I consider myself fortunate. I mean, there’s a good chance that The Mountain at 5:30am today was a damn sight quieter than wherever you are.
One year ago today, Deb and I — along with three-month-old Smudge Puppy, who’d been with us only since the 7th — spent all day on The Mountain. We were waiting for delivery of materials for a house that ultimately we wouldn’t build.
Development of the site was underway by then. The clay base of the driveway was here, but there had been no excavation of the spot from which the house would rise. The septic system hadn’t gone in and the well hadn’t been drilled. While we were glad to see some progress, the place still was pretty rough.
Trucks carrying our building materials did arrive late that evening. But we didn’t consider that the best part of our day then, nor is it what we most remember a year later.
It was on January 11th, 2023, that we witnessed our first sunset from The Mountain.

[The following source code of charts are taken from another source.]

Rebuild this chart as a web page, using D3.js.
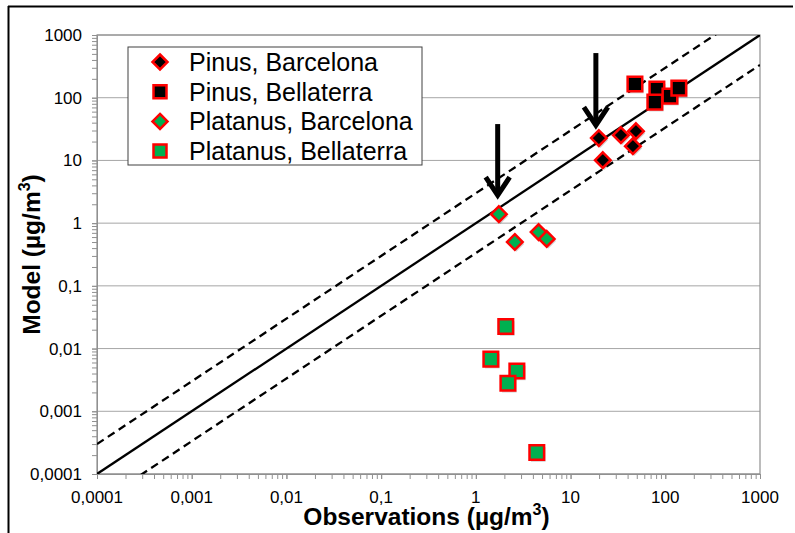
<!DOCTYPE html>
<html>
<head>
<meta charset="utf-8">
<script src="https://cdn.jsdelivr.net/npm/d3@7"></script>
<style>
  body { margin: 0; background: #fff; }
  text { font-family: "Liberation Sans", Arial, sans-serif; }
</style>
</head>
<body>
<div id="chart"></div>
<script>
// observed vs model values, one array pair per series
const pinusBcnObs = [19.9, 21.9, 34, 49, 45.5];
const pinusBcnMod = [22.7, 10.1, 25.3, 29.3, 16.9];
const pinusBellObs = [47.8, 81.5, 77.6, 112, 139];
const pinusBellMod = [165, 137, 85, 106, 142];
const platBcnObs = [1.75, 2.58, 4.6, 5.6];
const platBcnMod = [1.39, 0.50, 0.72, 0.56];
const platBellObs = [2.07, 1.44, 2.71, 2.18, 4.4];
const platBellMod = [0.0225, 0.0068, 0.0044, 0.0028, 0.00022];

const seriesNames = ["Pinus, Barcelona", "Pinus, Bellaterra", "Platanus, Barcelona", "Platanus, Bellaterra"];
const tickValues = [0.0001, 0.001, 0.01, 0.1, 1, 10, 100, 1000];
const tickLabels = ["0,0001", "0,001", "0,01", "0,1", "1", "10", "100", "1000"];
// arrows: x, top y, tip y
const arrowX = [18.5, 1.7];
const arrowTop = [515, 38];
const arrowTip = [32.7, 2.5];

const width = 795, height = 533;
const margin = {top: 35, right: 35, bottom: 59, left: 97};
const innerWidth = width - margin.left - margin.right;
const innerHeight = height - margin.top - margin.bottom;

const svg = d3.select("#chart").append("svg")
    .attr("width", width).attr("height", height);

// image frame (top + left edge)
svg.append("path")
    .attr("d", "M8,6.5 H793 M8.5,6 V533")
    .attr("stroke", "#000").attr("stroke-width", 2).attr("fill", "none");

const xScale = d3.scaleLog().domain([0.0001, 1000]).range([0, innerWidth]);
const yScale = d3.scaleLog().domain([0.0001, 1000]).range([innerHeight, 0]);

const inner = svg.append("g").attr("transform", `translate(${margin.left}, ${margin.top})`);

// horizontal gridlines
inner.selectAll(".grid").data(tickValues).join("line")
    .attr("x1", 0).attr("x2", innerWidth)
    .attr("y1", d => yScale(d)).attr("y2", d => yScale(d))
    .attr("stroke", "#a6a6a6").attr("stroke-width", 1);

// plot frame
inner.append("rect")
    .attr("width", innerWidth).attr("height", innerHeight)
    .attr("fill", "none").attr("stroke", "#909090").attr("stroke-width", 1.2);

const minorTicks = [];
for (let e = -4; e < 3; e++) for (let m = 1; m <= 10; m++) minorTicks.push(m * Math.pow(10, e));

const bottomAxis = d3.axisBottom(xScale).tickValues(minorTicks).tickSize(5).tickFormat("");
inner.append("g").attr("transform", `translate(0, ${innerHeight})`).call(bottomAxis)
    .call(g => g.selectAll(".tick text").remove())
    .call(g => g.select(".domain").attr("stroke", "#909090"))
    .call(g => g.selectAll(".tick line").attr("stroke", "#909090"));

const leftAxis = d3.axisLeft(yScale).tickValues(minorTicks).tickSize(5).tickFormat("");
inner.append("g").call(leftAxis)
    .call(g => g.selectAll(".tick text").remove())
    .call(g => g.select(".domain").attr("stroke", "#909090"))
    .call(g => g.selectAll(".tick line").attr("stroke", "#909090"));

// tick labels
inner.selectAll(".xlab").data(tickValues).join("text")
    .attr("x", d => xScale(d)).attr("y", innerHeight + 29)
    .attr("text-anchor", "middle").attr("font-size", 17)
    .text((d, i) => tickLabels[i]);
inner.selectAll(".ylab").data(tickValues).join("text")
    .attr("x", -15).attr("y", d => yScale(d) + 6)
    .attr("text-anchor", "end").attr("font-size", 17)
    .text((d, i) => tickLabels[i]);

// axis titles
svg.append("text")
    .attr("x", margin.left + innerWidth / 2 - 2).attr("y", 525)
    .attr("text-anchor", "middle").attr("font-size", 24.5).attr("font-weight", "bold")
    .html('Observations (µg/m<tspan dy="-10" font-size="16">3</tspan><tspan dy="10">)</tspan>');
svg.append("text")
    .attr("transform", `translate(40, ${margin.top + innerHeight / 2}) rotate(-90)`)
    .attr("text-anchor", "middle").attr("font-size", 24.5).attr("font-weight", "bold")
    .html('Model (µg/m<tspan dy="-10" font-size="16">3</tspan><tspan dy="10">)</tspan>');

// 1:1 and factor-3 lines
inner.append("clipPath").attr("id", "plotclip")
    .append("rect").attr("width", innerWidth).attr("height", innerHeight);
const refLines = [
    {f: 1, dash: null},
    {f: 3, dash: "8,5"},
    {f: 1 / 3, dash: "8,5"}
];
inner.append("g").attr("clip-path", "url(#plotclip)")
    .selectAll("line").data(refLines).join("line")
    .attr("x1", xScale(0.0001)).attr("y1", d => yScale(0.0001 * d.f))
    .attr("x2", xScale(1000)).attr("y2", d => yScale(1000 * d.f))
    .attr("stroke", "#000").attr("stroke-width", 2.3)
    .attr("stroke-dasharray", d => d.dash);

// arrows
arrowX.forEach((x, i) => {
    const ax = xScale(x), y0 = yScale(arrowTop[i]), y1 = yScale(arrowTip[i]);
    const g = inner.append("g").attr("stroke", "#000").attr("fill", "none")
        .attr("stroke-width", 5);
    g.append("line").attr("x1", ax).attr("x2", ax).attr("y1", y0).attr("y2", y1 - 3);
    g.append("path").attr("d", `M${ax - 12},${y1 - 21} L${ax},${y1 - 3} L${ax + 12},${y1 - 21}`)
        .attr("stroke-linejoin", "miter");
});

// markers
const symDiamond = (cx, cy, s) => `M${cx},${cy - s} L${cx + s},${cy} L${cx},${cy + s} L${cx - s},${cy} Z`;
const symSquare = (cx, cy, s) => `M${cx - s},${cy - s} H${cx + s} V${cy + s} H${cx - s} Z`;

const series = [
    {obs: pinusBcnObs, mod: pinusBcnMod, shape: "diamond", fill: "#000"},
    {obs: pinusBellObs, mod: pinusBellMod, shape: "square", fill: "#000"},
    {obs: platBcnObs, mod: platBcnMod, shape: "diamond", fill: "#00b050"},
    {obs: platBellObs, mod: platBellMod, shape: "square", fill: "#00b050"}
];

const markerPath = (shape, cx, cy) => shape === "diamond" ? symDiamond(cx, cy, 7.8) : symSquare(cx, cy, 7.3);

series.forEach(s => {
    const pts = s.obs.map((o, i) => ({x: o, y: s.mod[i]}));
    // soft shadow
    inner.append("g").selectAll("path").data(pts).join("path")
        .attr("d", d => markerPath(s.shape, xScale(d.x) + 1.5, yScale(d.y) + 2))
        .attr("fill", "rgba(0,0,0,0.18)");
    inner.append("g").selectAll("path").data(pts).join("path")
        .attr("d", d => markerPath(s.shape, xScale(d.x), yScale(d.y)))
        .attr("fill", s.fill).attr("stroke", "#ff0000").attr("stroke-width", 2.5);
});

// legend
const legend = svg.append("g").attr("transform", "translate(128, 47)");
legend.append("rect").attr("width", 294).attr("height", 118)
    .attr("fill", "#fff").attr("stroke", "#404040").attr("stroke-width", 1);
seriesNames.forEach((name, i) => {
    const cy = 15 + i * 29.7;
    const s = series[i];
    legend.append("path")
        .attr("d", s.shape === "diamond" ? symDiamond(32, cy, 7.5) : symSquare(32, cy, 6.5))
        .attr("fill", s.fill).attr("stroke", "#ff0000").attr("stroke-width", 2.5);
    legend.append("text").attr("x", 61).attr("y", cy + 9)
        .attr("font-size", 25).text(name);
});
</script>
</body>
</html>
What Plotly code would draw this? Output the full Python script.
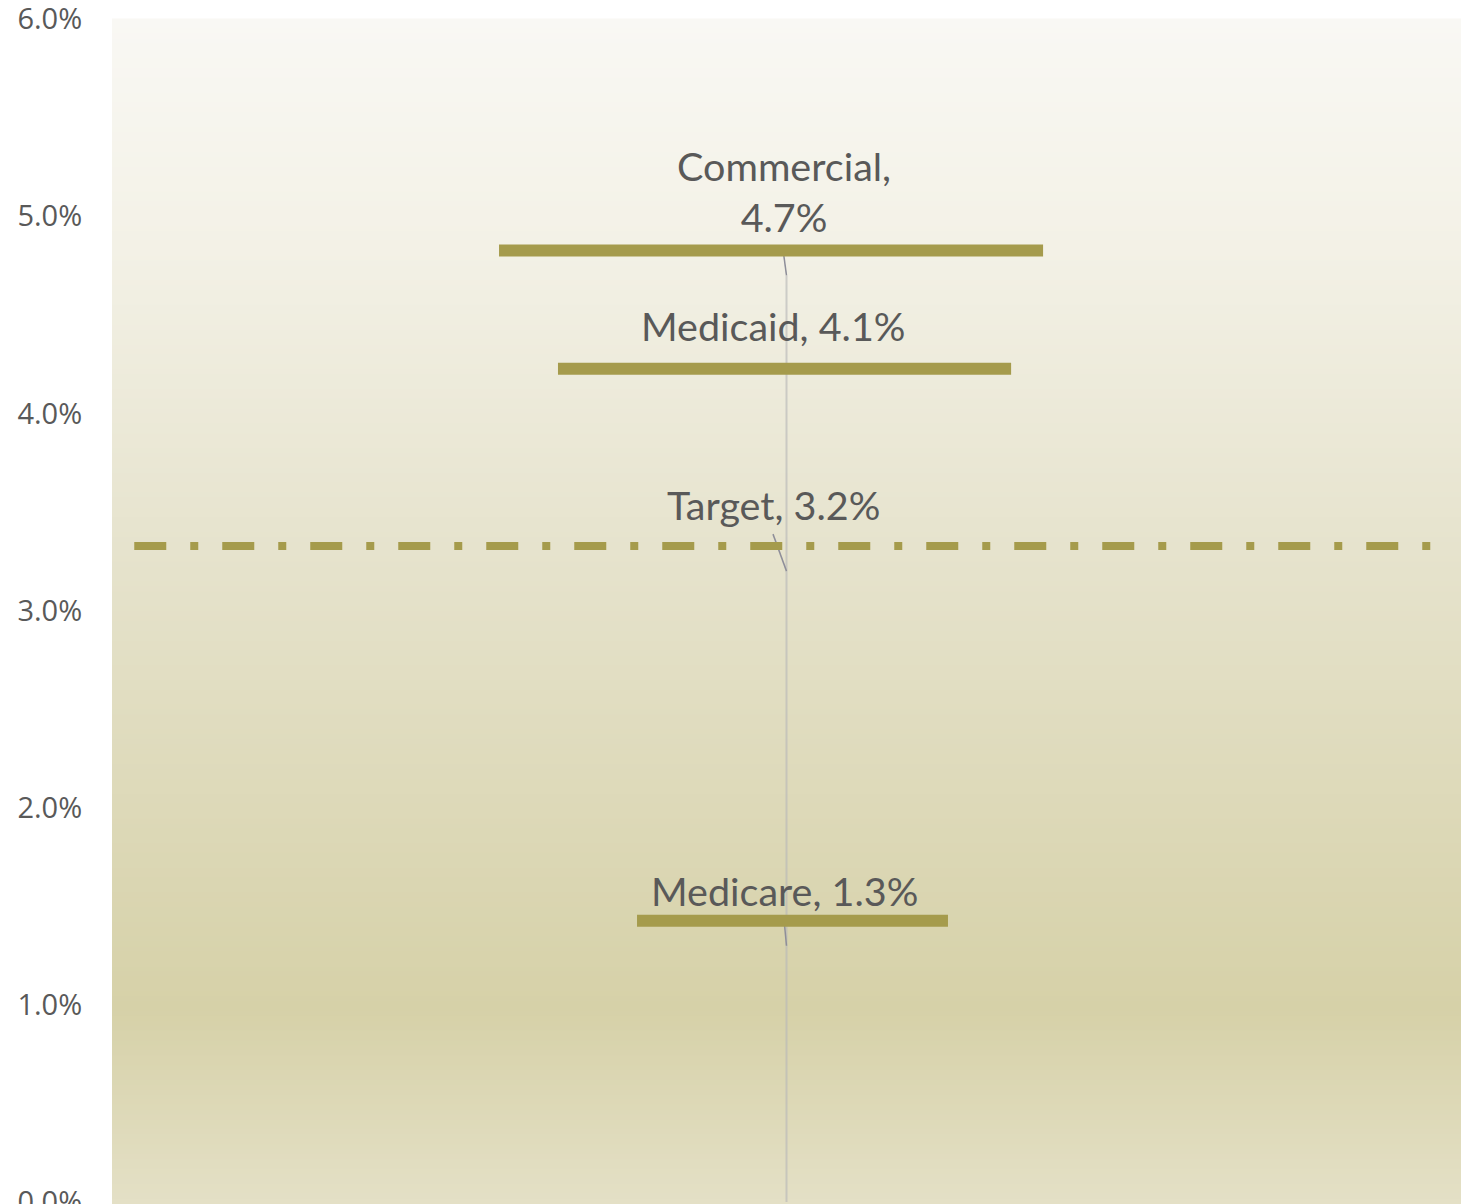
import plotly.graph_objects as go

# Growth rates by payer (percent)
payers = ["Commercial", "Medicaid", "Medicare"]
growth = [4.7, 4.1, 1.3]
target_label = "Target"
target_value = 3.2
tick_values = [0, 1, 2, 3, 4, 5, 6]

# Styling: horizontal extent of each payer bar (fraction of plot width)
bar_extent = {
    "Commercial": (0.2869, 0.6902),
    "Medicaid": (0.3306, 0.6665),
    "Medicare": (0.3892, 0.6197),
}
# Label placement relative to the value point (pixels)
label_offset = {
    "Commercial": (-2.5, 84),
    "Medicaid": (-13, 68),
    "Medicare": (-2.5, 55),
    "Target": (-13, 67),
}
# Leader line start relative to the value point (pixels)
leader_start = {
    "Commercial": (-2.7, 20),
    "Medicare": (-2, 21),
    "Target": (-13.5, 37),
}

OLIVE = "#a59b4c"
TEXT = "#595959"
BAR_LIFT = 25
CENTER = 0.5

fig = go.Figure()

# invisible anchor trace so the axes exist
fig.add_trace(go.Scatter(x=[CENTER] * len(growth), y=growth, mode="markers",
                         marker=dict(opacity=0), hoverinfo="skip", showlegend=False))

shapes = []

# vertical gradient in the plot area
stops = [
    (0.000, (249, 248, 244)),
    (0.195, (243, 241, 230)),
    (0.448, (230, 227, 205)),
    (0.836, (214, 209, 168)),
    (1.000, (228, 224, 198)),
]


def grad_color(t):
    for (t0, c0), (t1, c1) in zip(stops[:-1], stops[1:]):
        if t0 <= t <= t1:
            f = (t - t0) / (t1 - t0) if t1 > t0 else 0
            return "rgb(%d,%d,%d)" % tuple(round(a + (b - a) * f) for a, b in zip(c0, c1))
    return "rgb(%d,%d,%d)" % stops[-1][1]


n_strips = 240
for i in range(n_strips):
    top = 1 - i / n_strips
    bot = 1 - (i + 1) / n_strips
    shapes.append(dict(type="rect", xref="paper", yref="paper", x0=0, x1=1,
                       y0=bot - 0.0005, y1=top + 0.0005, line=dict(width=0),
                       fillcolor=grad_color((i + 0.5) / n_strips), layer="below"))

# drop line from the highest value to zero
shapes.append(dict(type="line", xref="x", yref="y", x0=CENTER, x1=CENTER,
                   y0=0, y1=max(growth), line=dict(color="rgba(185,185,185,0.65)", width=2),
                   layer="below"))

# leader lines from labels to value points
leader_vals = dict(zip(payers, growth))
leader_vals[target_label] = target_value
for name, (dx, dy) in leader_start.items():
    shapes.append(dict(type="line", xref="x", yref="y",
                       xsizemode="pixel", xanchor=CENTER, x0=dx, x1=0,
                       ysizemode="pixel", yanchor=leader_vals[name], y0=dy, y1=0,
                       line=dict(color="#8e8e99", width=1.5), layer="below"))

# payer bars
for name, val in zip(payers, growth):
    x0, x1 = bar_extent[name]
    shapes.append(dict(type="line", xref="paper", yref="y", x0=x0, x1=x1,
                       ysizemode="pixel", yanchor=val, y0=BAR_LIFT, y1=BAR_LIFT,
                       line=dict(color=OLIVE, width=12), layer="above"))

# target line
shapes.append(dict(type="line", xref="paper", yref="y", x0=0.0165, x1=0.978,
                   ysizemode="pixel", yanchor=target_value, y0=BAR_LIFT, y1=BAR_LIFT,
                   line=dict(color=OLIVE, width=8, dash="32px,24px,8px,24px"),
                   layer="above"))

annotations = []
label_font = dict(family="Lato, 'Open Sans', sans-serif", size=39.5, color=TEXT)
labels = {
    "Commercial": "Commercial,<br>%.1f%%" % growth[0],
    "Medicaid": "Medicaid, %.1f%%" % growth[1],
    "Medicare": "Medicare, %.1f%%" % growth[2],
    "Target": "%s, %.1f%%" % (target_label, target_value),
}
for name, text in labels.items():
    dx, dy = label_offset[name]
    annotations.append(dict(x=CENTER, y=leader_vals[name], xref="x", yref="y",
                            text=text, showarrow=False, xanchor="center",
                            yanchor="middle", xshift=dx, yshift=dy,
                            font=label_font, align="center"))

fig.update_layout(
    width=1476, height=1204,
    margin=dict(l=112, r=15, t=19, b=0, autoexpand=False),
    paper_bgcolor="white",
    plot_bgcolor="white",
    shapes=shapes,
    annotations=annotations,
    showlegend=False,
    xaxis=dict(range=[0, 1], visible=False, fixedrange=True, automargin=False),
    yaxis=dict(range=[-0.0101, 6.0005], tickvals=tick_values,
               ticktext=["%.1f%%" % v for v in tick_values],
               showgrid=False, zeroline=False, showline=False,
               ticks="outside", ticklen=23, tickcolor="rgba(0,0,0,0)",
               ticklabeloverflow="allow", automargin=False,
               tickfont=dict(family="Open Sans", size=29, color=TEXT),
               fixedrange=True),
)

fig.write_html("out.html", config={"displayModeBar": False})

We’ve seen lots of those since, and yeah, through this blog, so have you. It never gets old — but, as the saying goes, you always remember your first.
Today was tantalizingly pleasant (cloudless sky, 60°F), almost cruelly so, knowing what the next week will bring. We ran a few pre-arctic-blast errands this morning — groceries, gas in the Wrangler, vape juice and coils — in Flippin and in Mountain Home, then returned to the homestead to see if there was any other advance work we could do.
I hauled four straw bales up from where I’d stashed them behind the shed and fashioned a windbreak next to the camper’s wet hookups. The bales won’t block the west and northwest wind entirely, and I don’t expect them to, but they should help divert some of the icy wind away from that part of the belly where tanks, supply lines and drains live.
It’s all about doing whatever we can to keep shit (in one way, quite literally) from freezing. I’ll have more to do tomorrow.
A few chores I’ll be knocking out sooner than our routine calls for. For example, I’ll take a not-quite-full load of trash to the transfer station in the morning, because waiting ’til after the harsh weather passes would exceed our holding capacity. I’ll top-off the dogs’ food canisters before they’re empty. We’ll do laundry on Saturday instead of Sunday, and I’ll dump tanks as late as possible Saturday afternoon, two days early.
We’ve made these and other weather-driven adjustments before. The idea is to get regular tasks out of the way before the deep-freeze hits, so that if we have an emergency or an unexpected failure, we can devote more of our attention to handling that.
We know from experience, however, that no battle plan survives the first shot fired. We’ll have to adjust our adjustments, most likely.
This is all part of the deal. And y’know what? It’s good to be preppers.
Take care of yourselves, Patriots. Stay calm. Stay sharp. Stay free.